The company said fourth-quarter 2005 earnings were hurt by a 10-cent-a-share impairment charge due to an expected decline in business at a major retailer in 2006.

Analysts polled by Thomson First Call had expected a profit of 53 cents a share, on average, with $1.63 billion in sales.

"Though significant raw material cost increases in late 2004 and throughout 2005 had an adverse impact on our gross margins, we were able to implement certain price increases and take other actions in the fourth quarter that began to stabilize our ongoing gross margins," said Chairman and Chief Executive Christopher Connor.

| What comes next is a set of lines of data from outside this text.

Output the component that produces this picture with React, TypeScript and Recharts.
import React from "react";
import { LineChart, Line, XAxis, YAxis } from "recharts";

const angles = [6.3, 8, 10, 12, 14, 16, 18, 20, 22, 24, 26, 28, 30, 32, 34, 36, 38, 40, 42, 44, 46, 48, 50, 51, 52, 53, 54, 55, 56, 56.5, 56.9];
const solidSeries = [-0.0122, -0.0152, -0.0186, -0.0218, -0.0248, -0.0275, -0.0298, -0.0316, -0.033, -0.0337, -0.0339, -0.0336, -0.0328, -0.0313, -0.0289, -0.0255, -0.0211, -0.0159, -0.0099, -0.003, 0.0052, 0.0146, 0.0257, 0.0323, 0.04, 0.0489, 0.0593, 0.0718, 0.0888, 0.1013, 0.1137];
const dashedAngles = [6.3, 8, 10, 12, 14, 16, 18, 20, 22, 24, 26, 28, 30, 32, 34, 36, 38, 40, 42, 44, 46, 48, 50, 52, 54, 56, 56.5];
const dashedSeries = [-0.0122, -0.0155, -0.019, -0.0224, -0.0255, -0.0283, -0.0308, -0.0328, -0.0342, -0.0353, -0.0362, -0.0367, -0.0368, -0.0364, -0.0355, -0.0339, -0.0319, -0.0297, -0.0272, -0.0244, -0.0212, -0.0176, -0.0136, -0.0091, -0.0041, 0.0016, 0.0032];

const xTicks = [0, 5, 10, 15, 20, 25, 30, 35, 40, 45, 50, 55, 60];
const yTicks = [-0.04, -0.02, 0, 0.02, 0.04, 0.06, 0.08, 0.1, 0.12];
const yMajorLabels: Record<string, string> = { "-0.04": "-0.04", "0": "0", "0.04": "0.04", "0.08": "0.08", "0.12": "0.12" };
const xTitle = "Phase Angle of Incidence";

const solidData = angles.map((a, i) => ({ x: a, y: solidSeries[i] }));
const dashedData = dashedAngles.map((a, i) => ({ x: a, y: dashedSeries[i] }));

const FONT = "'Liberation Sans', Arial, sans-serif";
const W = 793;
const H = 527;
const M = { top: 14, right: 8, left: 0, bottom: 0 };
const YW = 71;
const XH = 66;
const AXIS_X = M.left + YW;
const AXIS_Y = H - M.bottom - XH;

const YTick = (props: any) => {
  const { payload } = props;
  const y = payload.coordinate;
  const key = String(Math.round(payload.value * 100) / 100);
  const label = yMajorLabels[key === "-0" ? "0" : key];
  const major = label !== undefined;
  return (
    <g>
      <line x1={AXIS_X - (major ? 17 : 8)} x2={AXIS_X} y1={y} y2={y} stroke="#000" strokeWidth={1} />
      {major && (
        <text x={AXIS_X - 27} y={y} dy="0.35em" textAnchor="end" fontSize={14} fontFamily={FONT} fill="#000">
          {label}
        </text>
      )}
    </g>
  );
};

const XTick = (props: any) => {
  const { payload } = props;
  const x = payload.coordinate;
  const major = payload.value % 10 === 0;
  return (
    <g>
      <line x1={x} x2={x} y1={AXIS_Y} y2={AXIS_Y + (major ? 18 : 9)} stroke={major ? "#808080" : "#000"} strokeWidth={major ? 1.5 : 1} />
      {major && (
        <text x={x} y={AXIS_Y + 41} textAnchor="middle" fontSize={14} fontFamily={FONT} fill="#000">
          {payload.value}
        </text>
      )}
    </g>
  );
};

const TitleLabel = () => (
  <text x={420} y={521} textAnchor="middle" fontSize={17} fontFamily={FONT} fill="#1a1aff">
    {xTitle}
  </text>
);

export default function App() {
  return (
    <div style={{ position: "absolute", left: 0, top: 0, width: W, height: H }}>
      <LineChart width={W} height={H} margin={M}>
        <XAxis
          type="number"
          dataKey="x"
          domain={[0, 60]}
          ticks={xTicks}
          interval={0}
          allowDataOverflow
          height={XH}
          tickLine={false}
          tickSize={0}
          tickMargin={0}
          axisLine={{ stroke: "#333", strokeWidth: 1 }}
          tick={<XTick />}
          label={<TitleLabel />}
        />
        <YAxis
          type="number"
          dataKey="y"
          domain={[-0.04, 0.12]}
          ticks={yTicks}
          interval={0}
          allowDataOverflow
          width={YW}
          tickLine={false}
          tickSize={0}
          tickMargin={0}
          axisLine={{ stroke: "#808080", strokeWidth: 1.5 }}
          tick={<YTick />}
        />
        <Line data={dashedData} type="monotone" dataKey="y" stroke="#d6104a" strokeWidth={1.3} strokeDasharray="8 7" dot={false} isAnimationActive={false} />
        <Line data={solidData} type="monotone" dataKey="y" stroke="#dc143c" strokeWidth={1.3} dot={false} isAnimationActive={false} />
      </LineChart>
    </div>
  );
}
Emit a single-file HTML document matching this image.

Paint-store sales, by far the company's biggest segment, jumped 16% to $1.18 billion.

Looking ahead, the Cleveland-based company forecast earnings of 56 cents to 61 cents a share in the first quarter and $3.60 to $3.75 a share for 2006.

Wall Street had previously targeted a first-quarter profit of 49 cents a share and a 2006 profit of $3.63 a share.



To: GraceZ who wrote (51619)1/27/2006 3:09:25 AM
From: John Vosilla  Read Replies (2) | Respond to of 110194
 
"I've given piles of evidence showing that RE hasn't been feeding the economy, the economy is feeding RE. If people stop throwing their savings into RE and start putting it into small businesses and other productive assets it will be a plus for the economy."

If that is true why has the economy really sucked in places dependent on a real economy like Ohio and Michigan and had it's greatest boom ever in fast growing places with a housing centric economy like Florida and Arizona?